**The problem**
Copy word for word the lines in the records below, starting at the line with "Emit a web page" and ending at the line with "const y = d3.scaleLog().domain([10, 10000]).range([B, T]);". Skip the pictures.

........

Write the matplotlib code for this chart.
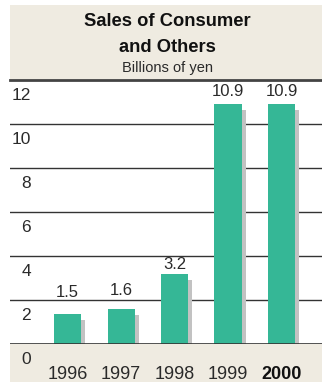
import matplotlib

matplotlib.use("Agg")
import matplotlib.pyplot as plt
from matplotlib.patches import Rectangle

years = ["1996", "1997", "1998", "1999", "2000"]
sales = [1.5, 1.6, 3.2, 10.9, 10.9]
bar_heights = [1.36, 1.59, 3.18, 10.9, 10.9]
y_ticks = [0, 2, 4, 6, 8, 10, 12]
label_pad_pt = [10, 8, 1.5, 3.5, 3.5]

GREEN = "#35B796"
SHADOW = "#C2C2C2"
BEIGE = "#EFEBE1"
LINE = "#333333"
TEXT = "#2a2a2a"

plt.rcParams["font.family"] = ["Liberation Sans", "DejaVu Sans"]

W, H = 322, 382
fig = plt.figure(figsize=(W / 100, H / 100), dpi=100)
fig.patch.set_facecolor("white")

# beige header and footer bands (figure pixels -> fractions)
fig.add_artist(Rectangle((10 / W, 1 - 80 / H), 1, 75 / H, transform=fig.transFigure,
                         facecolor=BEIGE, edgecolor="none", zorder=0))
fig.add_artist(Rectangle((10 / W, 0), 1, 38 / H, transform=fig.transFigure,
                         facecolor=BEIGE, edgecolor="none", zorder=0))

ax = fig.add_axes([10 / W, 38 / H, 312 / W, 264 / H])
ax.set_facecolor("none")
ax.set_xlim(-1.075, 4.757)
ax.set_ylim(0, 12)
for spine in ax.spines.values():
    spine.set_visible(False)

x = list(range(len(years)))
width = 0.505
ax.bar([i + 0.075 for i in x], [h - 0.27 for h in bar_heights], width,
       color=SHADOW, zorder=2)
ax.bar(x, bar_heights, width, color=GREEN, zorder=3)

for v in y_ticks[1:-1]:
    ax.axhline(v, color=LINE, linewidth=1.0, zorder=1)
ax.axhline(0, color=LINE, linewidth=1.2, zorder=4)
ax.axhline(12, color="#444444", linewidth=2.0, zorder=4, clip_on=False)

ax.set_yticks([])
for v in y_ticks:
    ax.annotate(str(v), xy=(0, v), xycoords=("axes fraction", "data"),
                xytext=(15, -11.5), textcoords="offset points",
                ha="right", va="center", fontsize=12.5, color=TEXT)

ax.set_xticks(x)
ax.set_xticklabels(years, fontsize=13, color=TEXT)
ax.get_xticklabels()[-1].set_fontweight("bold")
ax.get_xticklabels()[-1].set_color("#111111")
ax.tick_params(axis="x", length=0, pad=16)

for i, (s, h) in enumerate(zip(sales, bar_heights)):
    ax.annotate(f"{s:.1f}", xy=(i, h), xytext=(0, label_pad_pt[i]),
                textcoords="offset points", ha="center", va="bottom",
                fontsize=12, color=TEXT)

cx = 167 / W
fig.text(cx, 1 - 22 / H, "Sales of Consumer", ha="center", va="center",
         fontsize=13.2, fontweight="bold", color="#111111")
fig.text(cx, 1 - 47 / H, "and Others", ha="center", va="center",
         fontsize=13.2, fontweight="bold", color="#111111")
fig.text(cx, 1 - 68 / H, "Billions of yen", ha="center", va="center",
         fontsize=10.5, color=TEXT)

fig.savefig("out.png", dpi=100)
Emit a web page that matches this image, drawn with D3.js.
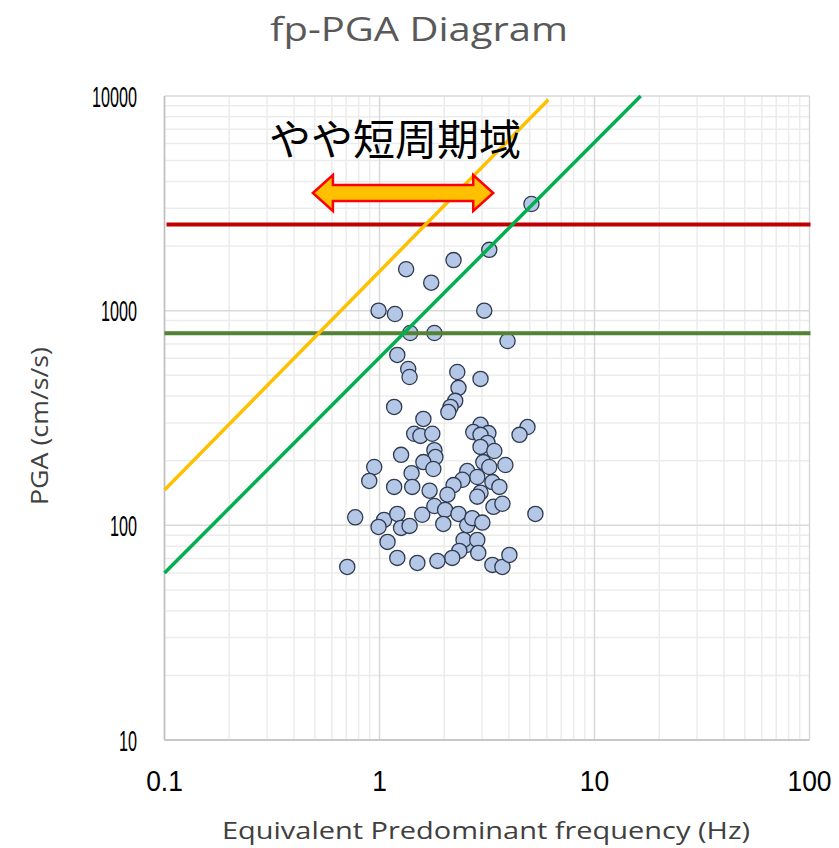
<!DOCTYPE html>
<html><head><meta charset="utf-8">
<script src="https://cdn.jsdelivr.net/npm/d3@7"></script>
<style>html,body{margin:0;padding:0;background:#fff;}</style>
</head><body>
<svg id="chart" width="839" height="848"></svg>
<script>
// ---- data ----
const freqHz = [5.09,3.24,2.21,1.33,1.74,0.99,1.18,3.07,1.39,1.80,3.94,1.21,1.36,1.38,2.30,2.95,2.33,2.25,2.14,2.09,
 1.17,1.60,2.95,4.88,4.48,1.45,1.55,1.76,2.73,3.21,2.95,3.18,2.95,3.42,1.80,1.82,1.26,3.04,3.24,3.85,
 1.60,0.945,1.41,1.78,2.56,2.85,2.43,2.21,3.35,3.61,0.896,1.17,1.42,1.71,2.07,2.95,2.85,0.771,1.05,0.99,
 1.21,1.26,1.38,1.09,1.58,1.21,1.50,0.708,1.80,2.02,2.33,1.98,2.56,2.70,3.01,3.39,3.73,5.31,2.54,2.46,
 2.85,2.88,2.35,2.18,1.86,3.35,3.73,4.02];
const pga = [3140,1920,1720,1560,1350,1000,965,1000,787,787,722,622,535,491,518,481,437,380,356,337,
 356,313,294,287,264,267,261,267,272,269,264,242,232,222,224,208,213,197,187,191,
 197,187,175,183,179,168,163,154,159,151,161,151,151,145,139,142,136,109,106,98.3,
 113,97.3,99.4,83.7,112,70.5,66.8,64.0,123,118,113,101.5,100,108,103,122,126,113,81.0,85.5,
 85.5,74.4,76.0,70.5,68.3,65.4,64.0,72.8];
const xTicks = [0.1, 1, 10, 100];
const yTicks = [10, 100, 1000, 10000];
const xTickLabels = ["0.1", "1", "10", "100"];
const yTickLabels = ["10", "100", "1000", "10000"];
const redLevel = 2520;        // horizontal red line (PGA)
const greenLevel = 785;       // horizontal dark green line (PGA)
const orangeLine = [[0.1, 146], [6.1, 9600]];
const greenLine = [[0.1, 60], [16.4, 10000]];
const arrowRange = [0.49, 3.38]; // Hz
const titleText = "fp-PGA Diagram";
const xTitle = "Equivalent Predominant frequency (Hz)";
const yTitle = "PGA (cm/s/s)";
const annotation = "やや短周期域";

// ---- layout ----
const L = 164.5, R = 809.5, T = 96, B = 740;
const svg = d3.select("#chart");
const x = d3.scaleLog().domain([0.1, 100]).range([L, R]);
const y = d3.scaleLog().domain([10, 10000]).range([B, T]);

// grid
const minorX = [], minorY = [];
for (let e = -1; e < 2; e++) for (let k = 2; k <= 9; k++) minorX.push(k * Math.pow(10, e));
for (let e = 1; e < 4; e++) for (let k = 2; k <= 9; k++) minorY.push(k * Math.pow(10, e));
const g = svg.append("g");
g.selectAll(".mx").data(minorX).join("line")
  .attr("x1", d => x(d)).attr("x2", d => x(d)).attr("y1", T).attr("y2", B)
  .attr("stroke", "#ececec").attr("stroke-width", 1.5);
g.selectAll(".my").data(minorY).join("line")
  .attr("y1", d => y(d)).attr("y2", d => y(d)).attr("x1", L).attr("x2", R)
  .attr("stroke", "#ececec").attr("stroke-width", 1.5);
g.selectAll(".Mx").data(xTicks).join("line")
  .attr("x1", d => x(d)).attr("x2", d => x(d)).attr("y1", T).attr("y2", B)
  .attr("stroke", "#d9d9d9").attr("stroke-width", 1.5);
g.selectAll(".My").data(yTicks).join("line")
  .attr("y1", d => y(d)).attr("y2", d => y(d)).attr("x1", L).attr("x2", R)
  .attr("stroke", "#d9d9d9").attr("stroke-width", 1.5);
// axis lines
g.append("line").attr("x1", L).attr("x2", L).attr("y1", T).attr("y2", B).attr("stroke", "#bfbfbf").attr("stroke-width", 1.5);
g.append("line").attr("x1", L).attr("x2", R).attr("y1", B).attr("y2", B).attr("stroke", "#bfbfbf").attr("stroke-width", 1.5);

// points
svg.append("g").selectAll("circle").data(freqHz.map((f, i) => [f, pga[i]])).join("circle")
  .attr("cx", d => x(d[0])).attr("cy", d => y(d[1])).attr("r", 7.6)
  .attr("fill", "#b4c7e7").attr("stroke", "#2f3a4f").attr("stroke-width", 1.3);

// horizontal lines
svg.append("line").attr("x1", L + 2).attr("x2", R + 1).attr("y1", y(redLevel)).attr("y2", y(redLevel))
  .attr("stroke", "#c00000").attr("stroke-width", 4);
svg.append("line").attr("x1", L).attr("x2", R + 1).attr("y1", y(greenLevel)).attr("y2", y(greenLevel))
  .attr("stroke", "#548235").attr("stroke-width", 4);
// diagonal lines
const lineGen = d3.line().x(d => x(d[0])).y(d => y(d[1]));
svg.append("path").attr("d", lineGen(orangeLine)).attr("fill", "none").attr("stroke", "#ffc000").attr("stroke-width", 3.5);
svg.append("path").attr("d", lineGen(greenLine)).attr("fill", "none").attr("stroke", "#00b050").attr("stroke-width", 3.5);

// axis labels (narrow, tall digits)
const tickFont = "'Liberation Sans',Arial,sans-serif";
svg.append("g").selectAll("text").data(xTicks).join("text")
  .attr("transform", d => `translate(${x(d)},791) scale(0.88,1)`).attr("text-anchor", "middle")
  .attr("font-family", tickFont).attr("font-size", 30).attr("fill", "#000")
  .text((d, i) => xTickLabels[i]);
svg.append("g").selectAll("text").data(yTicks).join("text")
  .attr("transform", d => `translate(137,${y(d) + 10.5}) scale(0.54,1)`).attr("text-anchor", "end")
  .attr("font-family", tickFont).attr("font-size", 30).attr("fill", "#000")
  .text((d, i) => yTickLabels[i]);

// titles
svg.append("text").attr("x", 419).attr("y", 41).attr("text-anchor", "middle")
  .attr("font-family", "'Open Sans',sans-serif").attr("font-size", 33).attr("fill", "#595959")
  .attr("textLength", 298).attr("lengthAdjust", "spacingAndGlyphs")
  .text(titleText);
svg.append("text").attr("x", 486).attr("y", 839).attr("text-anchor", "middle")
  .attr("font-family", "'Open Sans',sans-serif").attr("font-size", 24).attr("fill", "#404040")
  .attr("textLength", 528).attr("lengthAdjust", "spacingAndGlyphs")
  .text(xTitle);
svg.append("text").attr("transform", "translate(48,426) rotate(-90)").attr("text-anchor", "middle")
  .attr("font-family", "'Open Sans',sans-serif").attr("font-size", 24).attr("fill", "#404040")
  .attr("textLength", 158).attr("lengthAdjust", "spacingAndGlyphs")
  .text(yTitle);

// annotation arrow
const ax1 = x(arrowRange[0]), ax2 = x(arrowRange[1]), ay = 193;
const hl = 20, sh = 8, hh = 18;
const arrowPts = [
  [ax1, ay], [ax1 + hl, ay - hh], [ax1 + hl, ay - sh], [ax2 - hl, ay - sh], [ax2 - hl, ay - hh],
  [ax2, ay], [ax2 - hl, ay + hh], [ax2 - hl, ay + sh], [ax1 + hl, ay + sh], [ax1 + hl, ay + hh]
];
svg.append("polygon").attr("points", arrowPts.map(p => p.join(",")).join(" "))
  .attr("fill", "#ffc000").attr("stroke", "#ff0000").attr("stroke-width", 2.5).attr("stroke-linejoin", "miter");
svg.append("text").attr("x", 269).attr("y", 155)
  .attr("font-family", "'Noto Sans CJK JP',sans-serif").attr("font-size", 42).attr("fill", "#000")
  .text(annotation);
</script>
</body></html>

........

**Result of this task**
Emit a web page that matches this image, drawn with D3.js.
<!DOCTYPE html>
<html><head><meta charset="utf-8">
<script src="https://cdn.jsdelivr.net/npm/d3@7"></script>
<style>html,body{margin:0;padding:0;background:#fff;}</style>
</head><body>
<svg id="chart" width="839" height="848"></svg>
<script>
// ---- data ----
const freqHz = [5.09,3.24,2.21,1.33,1.74,0.99,1.18,3.07,1.39,1.80,3.94,1.21,1.36,1.38,2.30,2.95,2.33,2.25,2.14,2.09,
 1.17,1.60,2.95,4.88,4.48,1.45,1.55,1.76,2.73,3.21,2.95,3.18,2.95,3.42,1.80,1.82,1.26,3.04,3.24,3.85,
 1.60,0.945,1.41,1.78,2.56,2.85,2.43,2.21,3.35,3.61,0.896,1.17,1.42,1.71,2.07,2.95,2.85,0.771,1.05,0.99,
 1.21,1.26,1.38,1.09,1.58,1.21,1.50,0.708,1.80,2.02,2.33,1.98,2.56,2.70,3.01,3.39,3.73,5.31,2.54,2.46,
 2.85,2.88,2.35,2.18,1.86,3.35,3.73,4.02];
const pga = [3140,1920,1720,1560,1350,1000,965,1000,787,787,722,622,535,491,518,481,437,380,356,337,
 356,313,294,287,264,267,261,267,272,269,264,242,232,222,224,208,213,197,187,191,
 197,187,175,183,179,168,163,154,159,151,161,151,151,145,139,142,136,109,106,98.3,
 113,97.3,99.4,83.7,112,70.5,66.8,64.0,123,118,113,101.5,100,108,103,122,126,113,81.0,85.5,
 85.5,74.4,76.0,70.5,68.3,65.4,64.0,72.8];
const xTicks = [0.1, 1, 10, 100];
const yTicks = [10, 100, 1000, 10000];
const xTickLabels = ["0.1", "1", "10", "100"];
const yTickLabels = ["10", "100", "1000", "10000"];
const redLevel = 2520;        // horizontal red line (PGA)
const greenLevel = 785;       // horizontal dark green line (PGA)
const orangeLine = [[0.1, 146], [6.1, 9600]];
const greenLine = [[0.1, 60], [16.4, 10000]];
const arrowRange = [0.49, 3.38]; // Hz
const titleText = "fp-PGA Diagram";
const xTitle = "Equivalent Predominant frequency (Hz)";
const yTitle = "PGA (cm/s/s)";
const annotation = "やや短周期域";

// ---- layout ----
const L = 164.5, R = 809.5, T = 96, B = 740;
const svg = d3.select("#chart");
const x = d3.scaleLog().domain([0.1, 100]).range([L, R]);
const y = d3.scaleLog().domain([10, 10000]).range([B, T]);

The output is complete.